Now, the electric guitar wunderkind has teamed up with Guitar World to give you an up-close look at the “door-opening” skill and demystify the logistics behind the topsy turvy taps.
Explaining how he first developed the reverse tapping technique, Kalil reflected, “My biggest goal as a guitar player from the beginning was to find my voice on the guitar, and I always wondered why some people sound unique and others don’t.
“I came to realize it always came down to how they connect notes and their ideas,” he continued. “This is what reverse tapping is about: it’s an alternative way to connect notes. It opens the door to new possibilities to connect notes, ideas and phrases.”
After a performance of Reverse Strike, Kalil dives straight into the nitty gritty, explaining that his reverse tapping technique lets his stronger left hand control complex higher register activity, while his weaker right hand plays a more supporting role – a key difference to regular tapping.
A breakdown of the main hook serves as an introduction into how this works in practice, but it’s the solo that highlights the true potential of reverse tapping. While the left hand plays the main melodic ideas via hammer-on and pull-offs, the right hand emphasizes certain motifs with mirroring low-end runs, executed using the index and second fingers.
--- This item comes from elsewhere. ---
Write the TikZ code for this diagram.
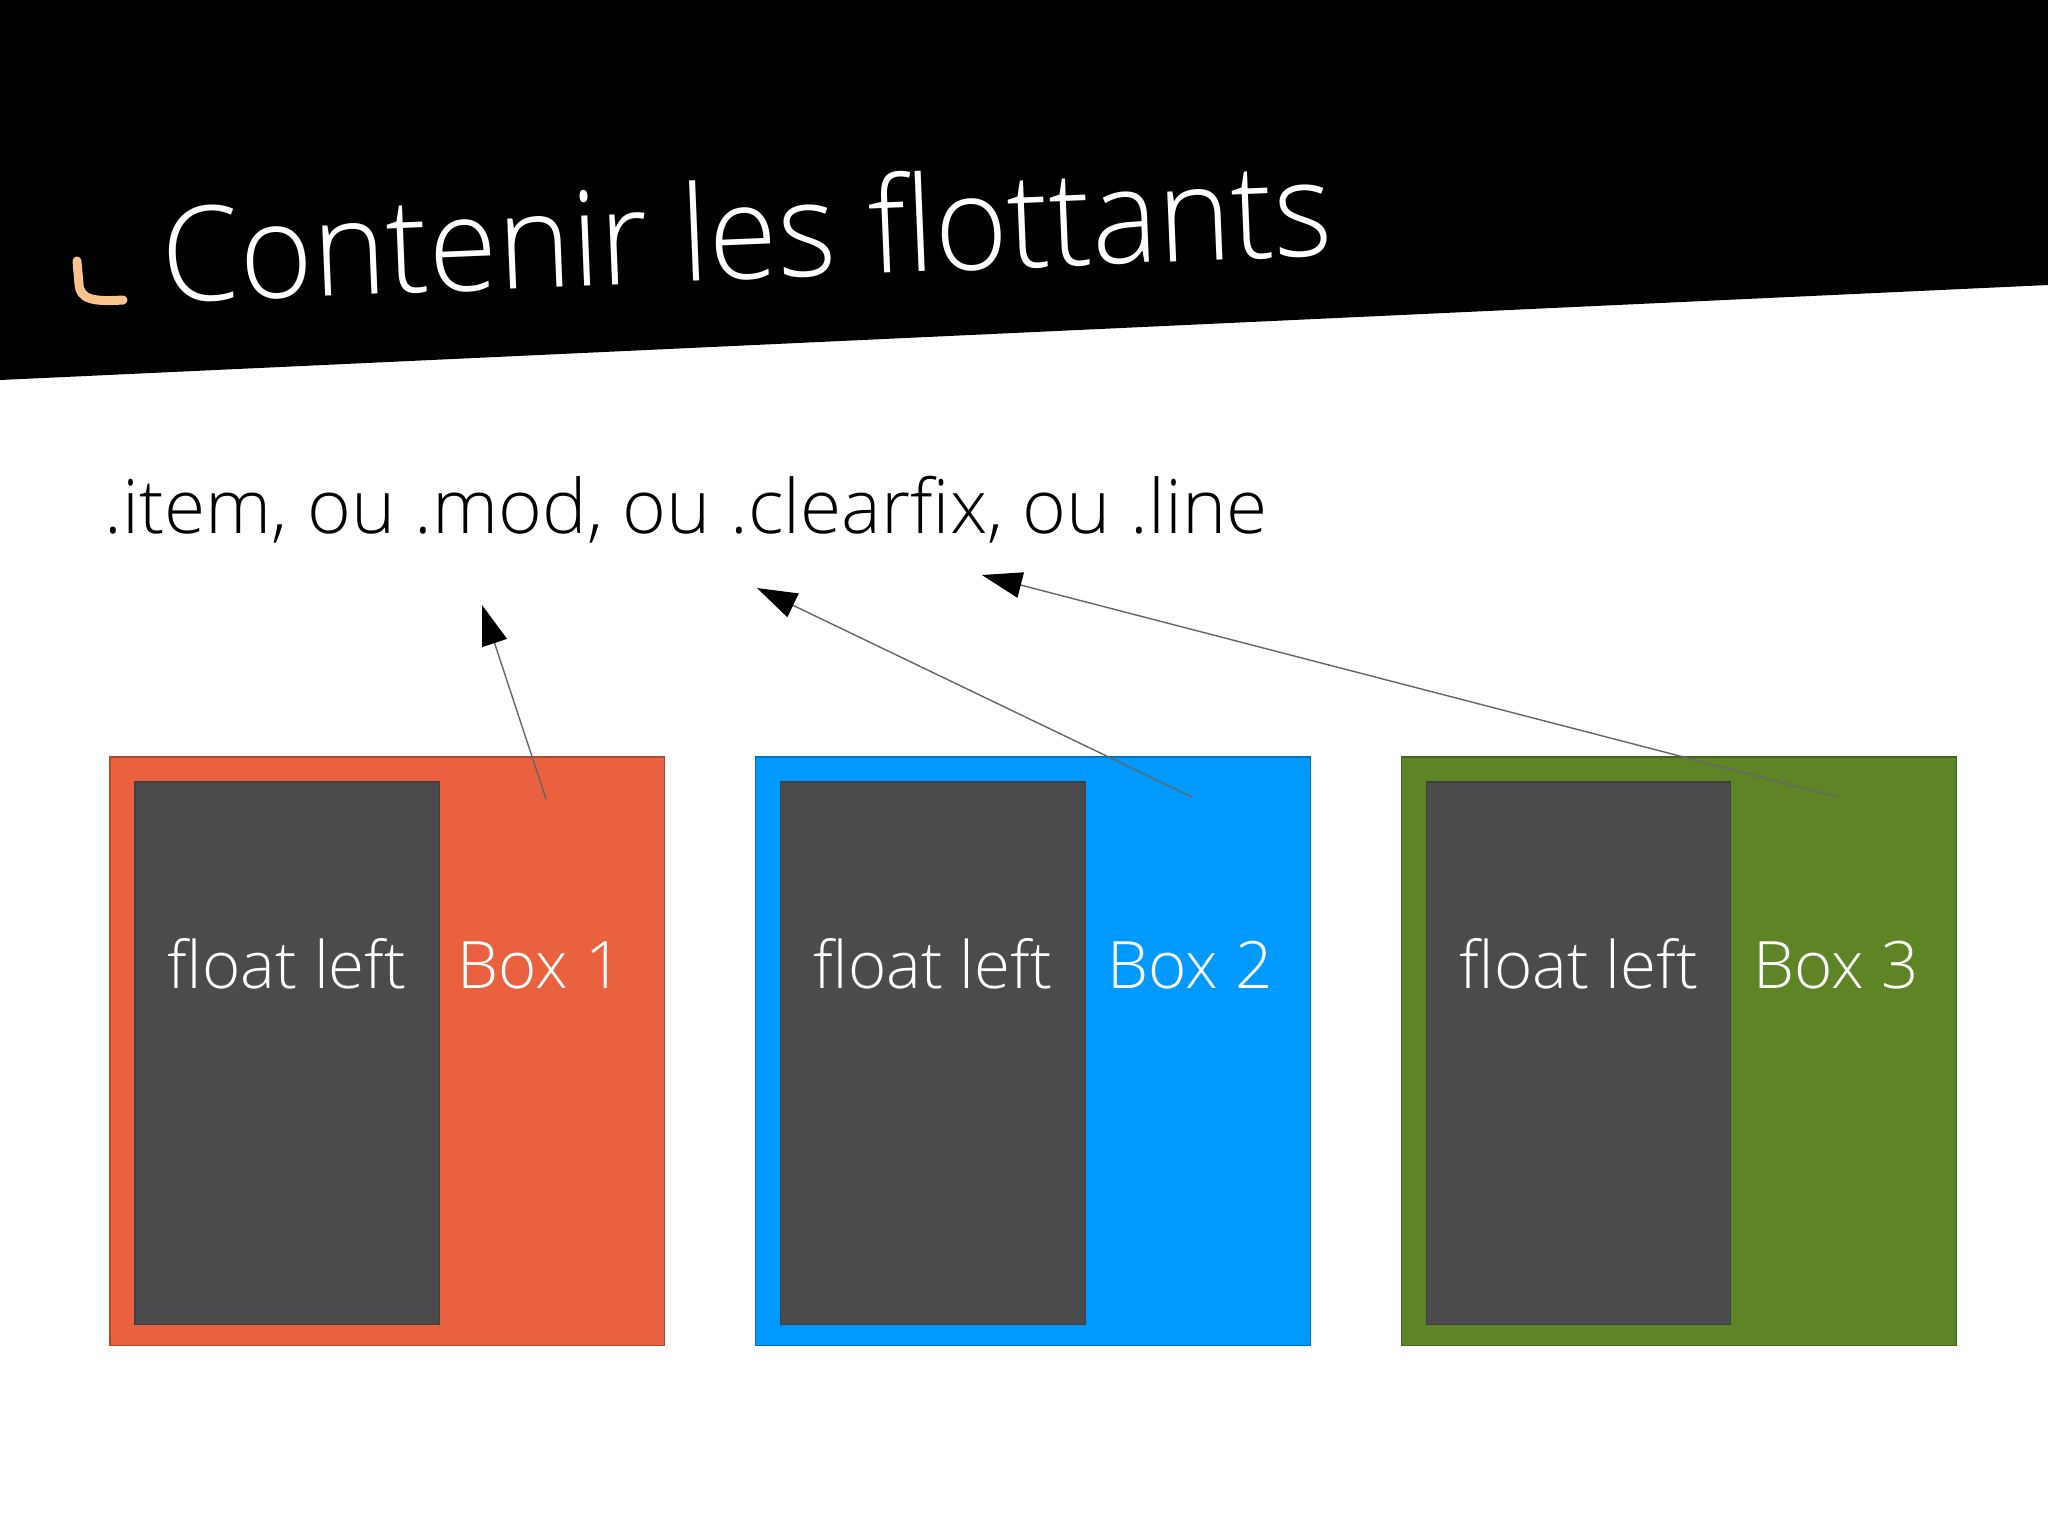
\documentclass[tikz,border=0pt]{standalone}
\usepackage{fontspec}
\setmainfont{Open Sans}[UprightFont=* Light]
\usetikzlibrary{positioning,calc,arrows.meta}

\definecolor{boxone}{RGB}{233,97,62}
\definecolor{boxtwo}{RGB}{0,153,255}
\definecolor{boxthree}{RGB}{94,132,38}
\definecolor{floatgray}{RGB}{75,74,76}
\definecolor{peach}{RGB}{250,196,140}

\begin{document}
\begin{tikzpicture}[x=0.01cm, y=-0.01cm, >={Triangle[length=4mm,width=2.6mm,black]}]
	\tikzstyle{outerbox}=[draw=#1!75!black, fill=#1, line width=0.3pt, inner sep=0, outer sep=0, minimum width=5.54cm, minimum height=5.88cm]
	\tikzstyle{floatbox}=[draw=black!75, fill=floatgray, line width=0.3pt, inner sep=0, outer sep=0, minimum width=3.04cm, minimum height=5.42cm, anchor=north west]
	\tikzstyle{boxtext}=[text=white, font=\fontsize{18.6}{22}\selectfont, inner sep=0]
	\tikzstyle{pointer}=[->, draw=black!60, line width=0.4pt]
	\useasboundingbox (0,0) rectangle (2048,1536);
	\fill[white] (0,0) rectangle (2048,1536);
	\fill[black] (0,0) -- (2048,0) -- (2048,285) -- (0,380) -- cycle;
	\draw[peach, line width=0.9mm, line cap=round] (77,261) -- (79,284) .. controls (80,299) and (92,302) .. (123,300);
	\node[text=white, font=\fontsize{37.5}{45}\selectfont, anchor=base west, inner sep=0, rotate=2.35, xscale=0.95] (title) at (163,303) {Contenir les flottants};
	\node[font=\fontsize{21.3}{26}\selectfont, anchor=base west, inner sep=0] (selectors) at (104,533) {.item, ou .mod, ou .clearfix, ou .line};
	% the three boxes
	\node[outerbox=boxone, anchor=north west] (box1) at (110,757) {};
	\node[outerbox=boxtwo, right=0.915cm of box1] (box2) {};
	\node[outerbox=boxthree, right=0.915cm of box2] (box3) {};
	\node[floatbox] (float1) at ($(box1.north west)+(25,25)$) {};
	\node[floatbox] (float2) at ($(box2.north west)+(25,25)$) {};
	\node[floatbox] (float3) at ($(box3.north west)+(25,25)$) {};
	\node[boxtext, anchor=base] (flt1) at ($(float1.north)+(0,206)$) {float left};
	\node[boxtext, anchor=base] (flt2) at ($(float2.north)+(0,206)$) {float left};
	\node[boxtext, anchor=base] (flt3) at ($(float3.north)+(0,206)$) {float left};
	\node[boxtext, anchor=base west] (name1) at ($(float1.north east)+(18,206)$) {Box 1};
	\node[boxtext, anchor=base west] (name2) at ($(float2.north east)+(22,206)$) {Box 2};
	\node[boxtext, anchor=base west] (name3) at ($(float3.north east)+(22,206)$) {Box 3};
	% arrows up to the class names
	\coordinate (from1) at ($(box1.north west)+(436,42)$);
	\coordinate (from2) at ($(box2.north west)+(436,40)$);
	\coordinate (from3) at ($(box3.north west)+(436,40)$);
	\coordinate (mod) at (482,605);
	\coordinate (clearfix) at (757,588);
	\coordinate (line) at (982,575);
	\draw[pointer] (from1) -- (mod);
	\draw[pointer] (from2) -- (clearfix);
	\draw[pointer] (from3) -- (line);
\end{tikzpicture}
\end{document}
Kalil also explains that palm-muting – or, perhaps more appropriately, forearm-muting – is paramount to an effective reverse tap sequence. Since your right hand is now operating further down the fretboard, the same hand can’t be used to control unwanted undertones risk-free. As such, the edge of the forearm comes into play to keep such sonic imperfections in check, ensuring a pristine delivery.
Obviously, there’s a lot more to it than that, so if you fancy getting to grips with Kalil’s trick, you best watch the video above.
“I never settled with the idea that everything in metal and rock was already made,” Kalil concludes. “I’m always trying to dig new sounds and dig new stuff.
“Even though I’m a very classic guy,” he continued, “I also think there’s a lot to still discover in metal and rock guitar. This is my contribution.”